If ABC doesn’t move the needle in May sweeps, it will finish fourth in the demo. Last season, the network dropped 8 percent, and a loss of another tenth of a ratings point will gnaw another 4 percent off the total. It’s time ABC hit the brakes.

ABC should land in the upper middle of the market, commanding CPM increases between 6 percent and 8 percent. If the network sees modest gains in dollar volume, it should close out the bazaar with around $2.55 billion in advance commitments.

FOX

With yet another ratings win in the bag, Fox has much to look forward to in 2012-13. It boasts two major ratings drivers in American Idol and The X Factor, launched a breakout live-action comedy hit (New Girl) and will return one freshman drama (Touch).

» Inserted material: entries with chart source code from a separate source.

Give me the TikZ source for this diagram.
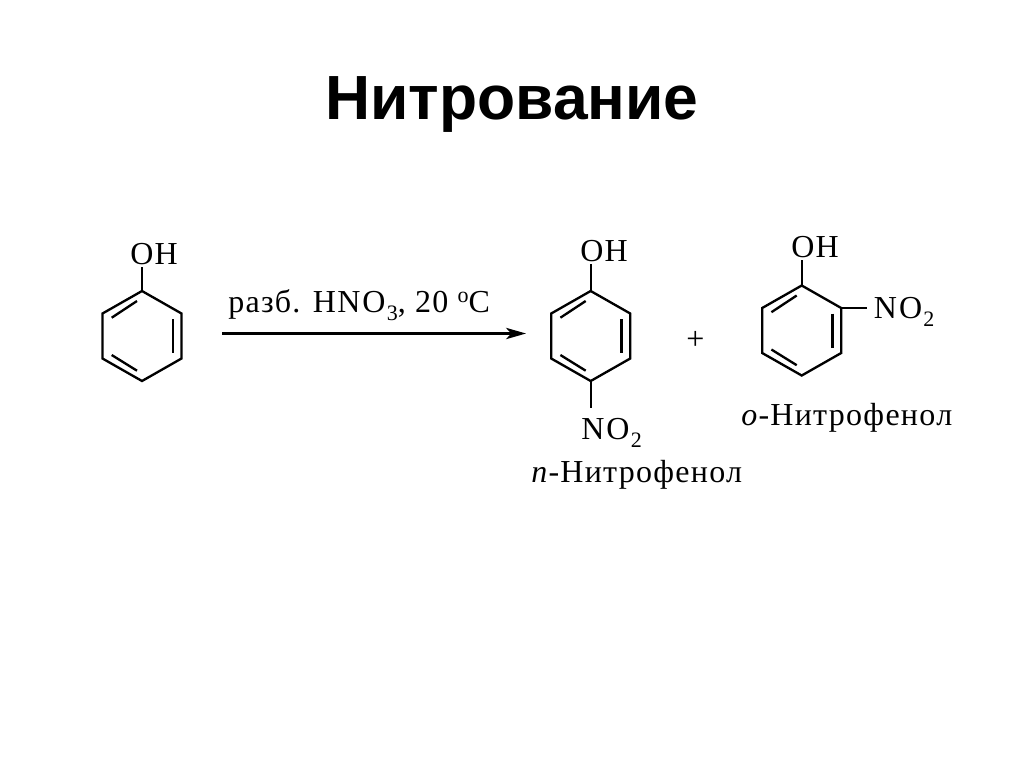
\documentclass[tikz,border=0pt]{standalone}
\usepackage{fontspec}
\usetikzlibrary{arrows.meta}
\setmainfont{Liberation Serif}
\newfontfamily\titlefont{Liberation Sans}
\newfontfamily\chemfont[LetterSpace=4]{Liberation Serif}
\newcommand{\benz}[3]{% name, cx, cy
  \begin{scope}[shift={(#2,#3)}]
    \coordinate (#1t) at (0,-45);
    \coordinate (#1ur) at (39.5,-22.5);
    \coordinate (#1lr) at (39.5,22.5);
    \coordinate (#1b) at (0,45);
    \coordinate (#1ll) at (-39.5,22.5);
    \coordinate (#1ul) at (-39.5,-22.5);
    \draw[bond,line join=miter] (#1t) -- (#1ur) -- (#1lr) -- (#1b) -- (#1ll) -- (#1ul) -- cycle;
    \draw[bond] (30.7,-17) -- (30.7,17);
    \draw[bond] (-30.3,-18.3) -- (-5,-35);
    \draw[bond] (-30.3,19) -- (-5,34.7);
  \end{scope}}
\newcommand{\sub}[1]{\kern1pt\raisebox{-0.25em}{\fontsize{16.5pt}{17pt}\selectfont #1}}
\newcommand{\nitro}{N\kern1.5pt O}
\tikzset{
  bond/.style={line width=1.75pt},
  chem/.style={font=\fontsize{24pt}{28pt}\selectfont\chemfont, inner sep=0pt, text=black},
  arrowline/.style={line width=1.75pt,-{Stealth[length=15pt,width=8.5pt,inset=4pt]}},
}
\begin{document}
\begin{tikzpicture}[x=0.75pt,y=-0.75pt]
\useasboundingbox (0,0) rectangle (1024,768);
\fill[white] (0,0) rectangle (1024,768);
\node[font=\fontsize{46.8pt}{50pt}\selectfont\titlefont\bfseries, anchor=base, inner sep=0pt] (title) at (512,119) {Нитрование};

% phenol
\benz{a}{142}{336}
\node[chem,anchor=base west,inner ysep=2pt] (oha) at (130,264) {OH};
\draw[bond] (at) -- (at |- oha.south);

% reagent arrow
\node[chem,anchor=base west] (reagent) at (228,312) {разб. H\nitro\sub{3}, 20 \raisebox{0.3em}{\fontsize{16.5pt}{17pt}\selectfont o}C};
\coordinate (arrs) at (222,333.5);
\coordinate (arre) at (526,333.5);
\draw[arrowline] (arrs) -- (arre);

% p-nitrophenol
\benz{b}{590.7}{336}
\node[chem,anchor=base west,inner ysep=2pt] (ohb) at (580,261) {OH};
\draw[bond] (bt) -- (bt |- ohb.south);
\node[chem,anchor=base west,inner ysep=7.5pt] (nob) at (581,439.5) {\nitro\sub{2}};
\draw[bond] (bb) -- (bb |- nob.north);
\node[chem,anchor=base west] (nameb) at (531,482) {\textit{п}-Нитрофенол};

\node[chem,anchor=base] (plus) at (695.5,349) {+};

% o-nitrophenol
\benz{c}{801.7}{330.5}
\node[chem,anchor=base west,inner ysep=2pt] (ohc) at (791,257) {OH};
\draw[bond] (ct) -- (ct |- ohc.south);
\node[chem,anchor=base west,inner xsep=5pt] (noc) at (867,318.5) {\nitro\sub{2}};
\draw[bond] (cur) -- (cur -| noc.west);
\node[chem,anchor=base west] (namec) at (741,425) {\textit{о}-Нитрофенол};
\end{tikzpicture}
\end{document}
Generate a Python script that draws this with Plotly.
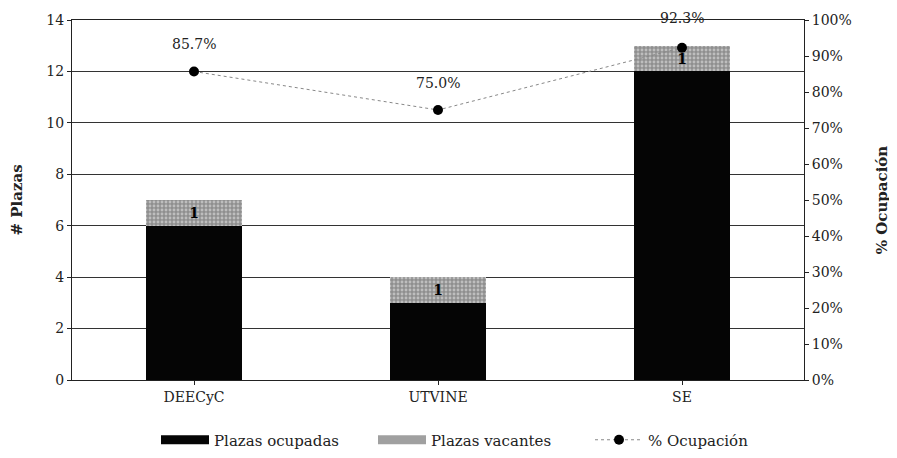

Because it takes big swings, Fox tends to whiff badly when it doesn’t make contact. Dino drama Terra Nova was a pricey bus, J.J. Abrams’ time-hopping thriller Alcatraz lost half of its premiere audience, and the Bones spinoff The Finder underwhelmed its way from a post-Idol slot to the blasted desolation of Friday night. Two animated comedies faltered (Napoleon Dynamite and Allen Gregory), the live-action I Hate My Teenage Daughter was in full-on burn-off mode by its fourth episode, and plans for Seth MacFarlane’s Flintstones reboot were quietly snuffed out after Fox entertainment president Kevin Reilly had a lukewarm reaction to the script.

For all that, Fox heads into the upfront from a position of strength. Eight consecutive wins in the demo make it the must-buy for advertisers looking to beguile the 18-to-49 set, and even a graying Idol can move product. (Not for nothing does the show boast the highest unit costs in television, outside of prime time NFL games.) And while The X Factor missed its ratings guarantees, it still did well enough to claim the No. 8 spot among all broadcast TV series, wrapping season one with an average draw of 11.4 million viewers and a 3.8 in the demo.

With Touch returning, Fox need only fill the ragged hole left behind by the departure of House. Kevin Williamson’s The Following will do the honors, with an eye toward a midseason premiere. The Warner Bros. TV thriller stars Kevin Bacon as a former FBI agent on the trail of a serial killer (James Purefoy) who uses social media to manipulate a cult of like-minded evil-doers. Also earning a series order is the self-explanatory Mob Doctor, starring Jordana Spiro.

Fox on Monday will also introduce three single-camera comedies, a roster that includes Mindy Kaling’s The Mindy Project (aka It’s Messy), Ben & Kate (aka Ben Fox is My Manny) and The Goodwin Games. Fox snapped up Kaling’s script after NBC passed on it; fans of the pilot are saying that the show is likely to lead out of New Girl in the Tuesday 9:30 p.m. time slot.

If the price is right, Fox sales chief Toby Byrne could once again set the market. Fox should command strong CPM increases, writing premiums within a range of 8 percent to 9 percent. If dollar volume remains consistent with last year’s performance, Fox will walk away from the upfront table with $2.20 billion in hand. 

CBS

Unless CBS’s show reel includes a good 30 minutes devoted to gloating, its upfront presentation should be a rather fast-moving affair. Season-to-date, the Tiffany Network leads all comers with an average nightly draw of 11.8 million viewers while ranking second among the demo (3.2). Seven of the top 10 scripted series are broadcast on CBS, which also boasts the No. 1 comedy (The Big Bang Theory), the No. 1 new comedy (2 Broke Girls) and the No. 1 drama (NCIS).

Of the seven new series CBS launched in 2011-12, two (2 Broke Girls, Person of Interest) have been renewed. Given CBS’s mega-order in March, which locked up all but four hours of its prime time lineup, and an inevitable return trip for the unshakeable comedy Two and a Half Men, the network really doesn’t have to do much work under the hood.

There won’t be any leaks prior to CBS’s traditional Wednesday morning upfront breakfast, but the sheer strength of the prime time lineup suggests that only five or six new series will be introduced. A few dramas look especially promising—Ralph Lamb is a Nick Pileggi cop drama set in Las Vegas in the 1960s, while there’s been some decent buzz around Jerry Bruckheimer’s procedural, Trooper—and among the eligible comedies are an untitled Martin Lawrence pilot about a widowed father who joins the police academy and Super Fun Night, a manic multicamera sitcom executive produced by Conan O’Brien.

If CBS does try to make things interesting, it could try to blow out its Thursday night comedy roster, forming a bookend to the two-hour block that dominates Monday nights. In any event, next season is its to lose: Along with its regularly-scheduled embarrassment of riches, CBS will broadcast the Super Bowl in February.

Buyers warn that CBS could stall out if it tries to push too hard on pricing, and given Les Moonves’ early assertion that his team will command double-digit rate increases, this could prove to be an immovable object-irresistible force market. Certainly CBS can expect to lead on pricing and volume; should it average a 10 percent CPM hike and sell off slightly more than 80 percent of its inventory, the network could soak up more than $2.8 billion in upfront sales.